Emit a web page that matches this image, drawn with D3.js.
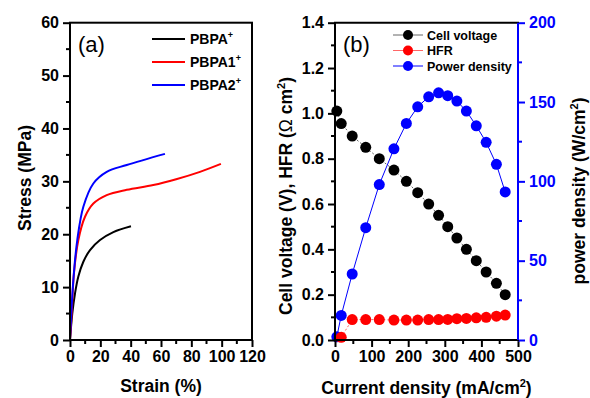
<!DOCTYPE html>
<html>
<head>
<meta charset="utf-8">
<script src="https://cdn.jsdelivr.net/npm/d3@7"></script>
<style>
  body { margin: 0; background: #fff; }
  svg { display: block; font-family: Arial, 'Liberation Sans', sans-serif; }
  .tick text { font-weight: bold; font-size: 16px; }
</style>
</head>
<body>
<svg id="chart" width="590" height="398"></svg>
<script>
// panel (a): stress-strain curves
const strainPBPA = [0, 1.5, 3.3, 5.5, 8.8, 13.2, 19.8, 28.6, 40.2];
const stressPBPA = [0, 5, 8.8, 12, 14.8, 17, 18.9, 20.4, 21.5];
const strainPBPA1 = [0, 1.1, 2.6, 5.5, 9.9, 15.4, 24.2, 37.4, 54.9, 70, 85.7, 99.5];
const stressPBPA1 = [0, 5, 12.6, 18.9, 23.3, 25.8, 27.4, 28.4, 29.3, 30.4, 31.8, 33.3];
const strainPBPA2 = [0, 2.2, 4.8, 8.8, 15.4, 24.2, 37.4, 62.6];
const stressPBPA2 = [0, 11.3, 18.9, 25.2, 29.6, 31.8, 33.1, 35.2];
const curveNames = ['PBPA', 'PBPA1', 'PBPA2'];
const curveColors = ['#000000', '#ff0000', '#0000ff'];
const strainTicks = [0, 20, 40, 60, 80, 100, 120];
const stressTicks = [0, 10, 20, 30, 40, 50, 60];

// panel (b): fuel cell polarisation
const currentDensity = [5, 17, 47, 84, 121, 161, 195, 226, 256, 283, 308, 333, 359, 386, 413, 441, 465];
const cellVoltage = [1.01, 0.955, 0.9, 0.85, 0.8, 0.75, 0.7, 0.65, 0.6, 0.55, 0.5, 0.45, 0.4, 0.35, 0.3, 0.25, 0.2];
const hfr = [null, 0.012, 0.09, 0.09, 0.09, 0.088, 0.088, 0.088, 0.09, 0.09, 0.091, 0.094, 0.095, 0.098, 0.1, 0.105, 0.11];
const powerDensity = [2, 15.5, 41.6, 70.8, 98, 120.5, 136.5, 147, 153.3, 155.8, 154, 150.6, 144.3, 135, 124.6, 110.7, 93.3];
const currentTicks = [0, 100, 200, 300, 400, 500];
const voltageTicks = [0, 0.2, 0.4, 0.6, 0.8, 1.0, 1.2, 1.4];
const powerTicks = [0, 50, 100, 150, 200];

const svg = d3.select('#chart');
const plotTop = 22.7, plotBottom = 340;

function styleAxis(g, color) {
    g.select('.domain').remove();
    g.selectAll('.tick line').attr('stroke', color).attr('stroke-width', 2);
    g.selectAll('.tick text').attr('fill', color);
}

function minorTicks(g, scale, values, orient, len, color) {
    values.forEach(v => {
        const p = scale(v);
        const line = g.append('line').attr('stroke', color).attr('stroke-width', 2);
        if (orient === 'bottom') line.attr('x1', p).attr('x2', p).attr('y1', 0).attr('y2', len);
        else if (orient === 'left') line.attr('y1', p).attr('y2', p).attr('x1', 0).attr('x2', -len);
        else line.attr('y1', p).attr('y2', p).attr('x1', 0).attr('x2', len);
    });
}

// ---------- panel (a) ----------
const xA = d3.scaleLinear().domain([0, 120]).range([70, 252]);
const yA = d3.scaleLinear().domain([0, 60]).range([plotBottom, plotTop]);

const curves = [
    { x: strainPBPA, y: stressPBPA },
    { x: strainPBPA1, y: stressPBPA1 },
    { x: strainPBPA2, y: stressPBPA2 }
];
const lineA = d3.line()
    .x(d => xA(d[0]))
    .y(d => yA(d[1]))
    .curve(d3.curveCatmullRom.alpha(0.5));
curves.forEach((c, i) => {
    svg.append('path')
        .datum(c.x.map((v, k) => [v, c.y[k]]))
        .attr('d', lineA)
        .attr('fill', 'none')
        .attr('stroke', curveColors[i])
        .attr('stroke-width', 2);
});

let gxA = svg.append('g').attr('transform', `translate(0,${plotBottom})`)
    .call(d3.axisBottom(xA).tickValues(strainTicks).tickSize(7).tickPadding(4));
styleAxis(gxA, '#000');
minorTicks(gxA, xA, [10, 30, 50, 70, 90, 110], 'bottom', 4, '#000');
let gyA = svg.append('g').attr('transform', 'translate(70,0)')
    .call(d3.axisLeft(yA).tickValues(stressTicks).tickSize(7).tickPadding(4));
styleAxis(gyA, '#000');
minorTicks(gyA, yA, [5, 15, 25, 35, 45, 55], 'left', 4, '#000');
svg.append('rect').attr('x', 70).attr('y', plotTop).attr('width', 182).attr('height', plotBottom - plotTop)
    .attr('fill', 'none').attr('stroke', '#000').attr('stroke-width', 2);

svg.append('text').attr('x', 78).attr('y', 52).attr('font-size', 22).text('(a)');

curveNames.forEach((name, i) => {
    const ly = 39 + i * 23;
    svg.append('line').attr('x1', 152).attr('x2', 185).attr('y1', ly).attr('y2', ly)
        .attr('stroke', curveColors[i]).attr('stroke-width', 2);
    const t = svg.append('text').attr('x', 190).attr('y', ly + 5)
        .attr('font-size', 14).attr('font-weight', 'bold').text(name);
    t.append('tspan').attr('dy', -6).attr('font-size', 9).text('+');
});

svg.append('text').attr('x', 161).attr('y', 392).attr('text-anchor', 'middle')
    .attr('font-size', 17.5).attr('font-weight', 'bold').text('Strain (%)');
svg.append('text').attr('transform', 'translate(31,178) rotate(-90)').attr('text-anchor', 'middle')
    .attr('font-size', 17.5).attr('font-weight', 'bold').text('Stress (MPa)');

// ---------- panel (b) ----------
const xB = d3.scaleLinear().domain([0, 500]).range([335, 518]);
const yB = d3.scaleLinear().domain([0, 1.4]).range([plotBottom, plotTop]);
const yP = d3.scaleLinear().domain([0, 200]).range([plotBottom, plotTop]);

const series = [
    { name: 'Power density', vals: powerDensity, y: yP, color: '#0000ff', lineColor: '#0000ff', dash: null },
    { name: 'HFR', vals: hfr, y: yB, color: '#ff0000', lineColor: '#ff6666', dash: '2,2' },
    { name: 'Cell voltage', vals: cellVoltage, y: yB, color: '#000000', lineColor: '#666666', dash: '2,2' }
];
series.forEach(s => {
    const pts = currentDensity.map((c, k) => [c, s.vals[k]]).filter(d => d[1] !== null);
    svg.append('path')
        .datum(pts)
        .attr('d', d3.line().x(d => xB(d[0])).y(d => s.y(d[1])))
        .attr('fill', 'none')
        .attr('stroke', s.lineColor)
        .attr('stroke-width', 1)
        .attr('stroke-dasharray', s.dash);
    svg.append('g').selectAll('circle').data(pts).join('circle')
        .attr('cx', d => xB(d[0])).attr('cy', d => s.y(d[1])).attr('r', 5.5)
        .attr('fill', s.color);
});

let gxB = svg.append('g').attr('transform', `translate(0,${plotBottom})`)
    .call(d3.axisBottom(xB).tickValues(currentTicks).tickSize(7).tickPadding(4));
styleAxis(gxB, '#000');
minorTicks(gxB, xB, [50, 150, 250, 350, 450], 'bottom', 4, '#000');
let gyB = svg.append('g').attr('transform', 'translate(335,0)')
    .call(d3.axisLeft(yB).tickValues(voltageTicks).tickFormat(d3.format('.1f')).tickSize(7).tickPadding(4));
styleAxis(gyB, '#000');
minorTicks(gyB, yB, [0.1, 0.3, 0.5, 0.7, 0.9, 1.1, 1.3], 'left', 4, '#000');
let gyP = svg.append('g').attr('transform', 'translate(518,0)')
    .call(d3.axisRight(yP).tickValues(powerTicks).tickSize(7).tickPadding(4));
styleAxis(gyP, '#0000ff');
minorTicks(gyP, yP, [25, 75, 125, 175], 'right', 4, '#0000ff');

svg.append('line').attr('x1', 335).attr('x2', 335).attr('y1', plotTop).attr('y2', plotBottom).attr('stroke', '#000').attr('stroke-width', 2);
svg.append('line').attr('x1', 334).attr('x2', 519).attr('y1', plotTop).attr('y2', plotTop).attr('stroke', '#000').attr('stroke-width', 2);
svg.append('line').attr('x1', 334).attr('x2', 519).attr('y1', plotBottom).attr('y2', plotBottom).attr('stroke', '#000').attr('stroke-width', 2);
svg.append('line').attr('x1', 518).attr('x2', 518).attr('y1', plotTop).attr('y2', plotBottom).attr('stroke', '#0000ff').attr('stroke-width', 2);

svg.append('text').attr('x', 343).attr('y', 52).attr('font-size', 22).text('(b)');

const legendB = [series[2], series[1], series[0]];
legendB.forEach((s, i) => {
    const ly = 35 + i * 15.5;
    svg.append('line').attr('x1', 393).attr('x2', 423).attr('y1', ly).attr('y2', ly)
        .attr('stroke', s.lineColor).attr('stroke-width', 1);
    svg.append('circle').attr('cx', 408).attr('cy', ly).attr('r', 5).attr('fill', s.color);
    svg.append('text').attr('x', 427).attr('y', ly + 4.5)
        .attr('font-size', 12.5).attr('font-weight', 'bold').text(s.name);
});

const xt = svg.append('text').attr('x', 426.5).attr('y', 394).attr('text-anchor', 'middle')
    .attr('font-size', 17.5).attr('font-weight', 'bold').text('Current density (mA/cm');
xt.append('tspan').attr('dy', -7).attr('font-size', 11).text('2');
xt.append('tspan').attr('dy', 7).text(')');

const yt = svg.append('text').attr('transform', 'translate(292,196) rotate(-90)').attr('text-anchor', 'middle')
    .attr('font-size', 17.5).attr('font-weight', 'bold').text('Cell voltage (V), HFR (');
yt.append('tspan').attr('font-weight', 'normal').text('\u03A9');
yt.append('tspan').text(' cm');
yt.append('tspan').attr('dy', -7).attr('font-size', 11).text('2');
yt.append('tspan').attr('dy', 7).text(')');

const pt = svg.append('text').attr('transform', 'translate(585,191) rotate(-90)').attr('text-anchor', 'middle')
    .attr('font-size', 17.5).attr('font-weight', 'bold').text('power density (W/cm');
pt.append('tspan').attr('dy', -7).attr('font-size', 11).text('2');
pt.append('tspan').attr('dy', 7).text(')');
</script>
</body>
</html>
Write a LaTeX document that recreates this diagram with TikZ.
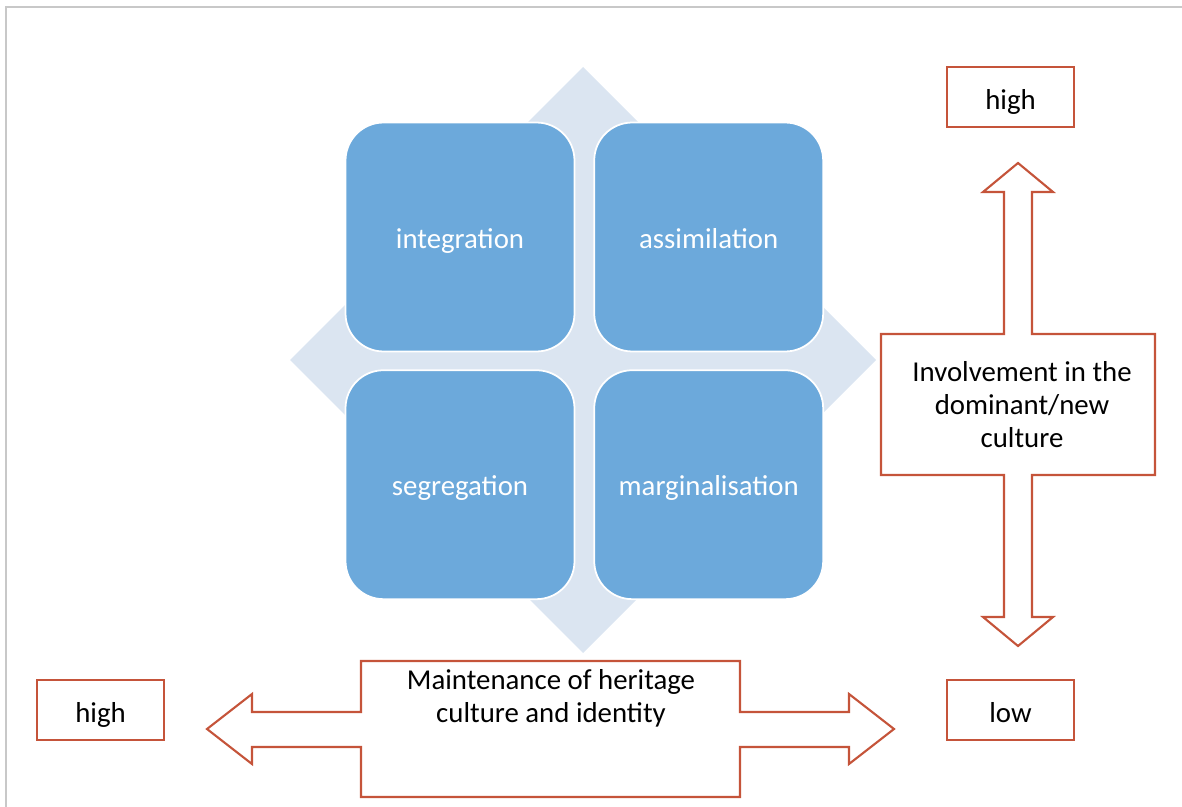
\documentclass[tikz,border=0pt]{standalone}
\usepackage{fontspec}
\setmainfont{Carlito}
\usetikzlibrary{positioning}
\definecolor{quadblue}{RGB}{108,169,219}
\definecolor{diamondblue}{RGB}{219,229,241}
\definecolor{arrowred}{RGB}{197,84,58}
\definecolor{framegrey}{RGB}{200,200,200}

\begin{document}
\begin{tikzpicture}[x=0.02cm, y=-0.02cm]
        \tikzstyle{quadrant} = [rectangle, rounded corners=0.76cm, minimum width=4.58cm, minimum height=4.58cm, text centered, text height=16pt, text depth=3.3pt, draw=white, line width=1pt, fill=quadblue, text=white, font=\fontsize{16.4}{18.8}\selectfont]
        \tikzstyle{level} = [rectangle, minimum width=2.54cm, minimum height=1.2cm, text centered, text height=17pt, text depth=3.3pt, draw=arrowred, line width=1.2pt, fill=white, font=\fontsize{16.4}{18.8}\selectfont]
        \tikzstyle{blockarrow} = [draw=arrowred, line width=1.2pt, fill=white, line join=miter]
        \tikzstyle{caption} = [align=center, font=\fontsize{16.4}{18.8}\selectfont]

        \useasboundingbox (0,0) rectangle (1182,807);
        \draw [framegrey, line width=0.8pt] (1182,7) -- (6,7) -- (6,807);

        % diamond behind the four quadrants
        \fill [diamondblue] (583,67) -- (876,360) -- (583,653) -- (290,360) -- cycle;

        \node (integration) [quadrant] at (460,237) {integration};
        \node (assimilation) [quadrant, right=0.36cm of integration] {assimilation};
        \node (segregation) [quadrant, below=0.34cm of integration] {segregation};
        \node (marginalisation) [quadrant, right=0.36cm of segregation] {marginalisation};

        % vertical double arrow
        \draw [blockarrow] (1018,163) -- (1053,192) -- (1032,192) -- (1032,334) -- (1155,334) -- (1155,475)
            -- (1032,475) -- (1032,617) -- (1053,617) -- (1018,646) -- (983,617) -- (1004,617) -- (1004,475)
            -- (881,475) -- (881,334) -- (1004,334) -- (1004,192) -- (983,192) -- cycle;
        \node (involvement) [caption] at (1022,405) {Involvement in the\\dominant/new\\culture};

        % horizontal double arrow
        \draw [blockarrow] (207,729) -- (252,694) -- (252,712) -- (361,712) -- (361,661) -- (740,661) -- (740,712)
            -- (849,712) -- (849,694) -- (894,729) -- (849,764) -- (849,747) -- (740,747) -- (740,797)
            -- (361,797) -- (361,747) -- (252,747) -- (252,764) -- cycle;
        \node (maintenance) [caption] at (551,698) {Maintenance of heritage\\culture and identity};

        \node (highnew) [level] at (1010.5,97) {high};
        \node (lownew) [level] at (1010.5,710) {low};
        \node (highheritage) [level] at (100.5,710) {high};
    \end{tikzpicture}
\end{document}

▶ WHAT YOU ARE ASKED TO DO
Start at the top of the entries and repeat each line exactly, ending at the line that contains "const stressTicks = [0, 10, 20, 30, 40, 50, 60];". Pictures are not part of the copy.

▶ EXERCISE ANSWER
Emit a web page that matches this image, drawn with D3.js.
<!DOCTYPE html>
<html>
<head>
<meta charset="utf-8">
<script src="https://cdn.jsdelivr.net/npm/d3@7"></script>
<style>
  body { margin: 0; background: #fff; }
  svg { display: block; font-family: Arial, 'Liberation Sans', sans-serif; }
  .tick text { font-weight: bold; font-size: 16px; }
</style>
</head>
<body>
<svg id="chart" width="590" height="398"></svg>
<script>
// panel (a): stress-strain curves
const strainPBPA = [0, 1.5, 3.3, 5.5, 8.8, 13.2, 19.8, 28.6, 40.2];
const stressPBPA = [0, 5, 8.8, 12, 14.8, 17, 18.9, 20.4, 21.5];
const strainPBPA1 = [0, 1.1, 2.6, 5.5, 9.9, 15.4, 24.2, 37.4, 54.9, 70, 85.7, 99.5];
const stressPBPA1 = [0, 5, 12.6, 18.9, 23.3, 25.8, 27.4, 28.4, 29.3, 30.4, 31.8, 33.3];
const strainPBPA2 = [0, 2.2, 4.8, 8.8, 15.4, 24.2, 37.4, 62.6];
const stressPBPA2 = [0, 11.3, 18.9, 25.2, 29.6, 31.8, 33.1, 35.2];
const curveNames = ['PBPA', 'PBPA1', 'PBPA2'];
const curveColors = ['#000000', '#ff0000', '#0000ff'];
const strainTicks = [0, 20, 40, 60, 80, 100, 120];
const stressTicks = [0, 10, 20, 30, 40, 50, 60];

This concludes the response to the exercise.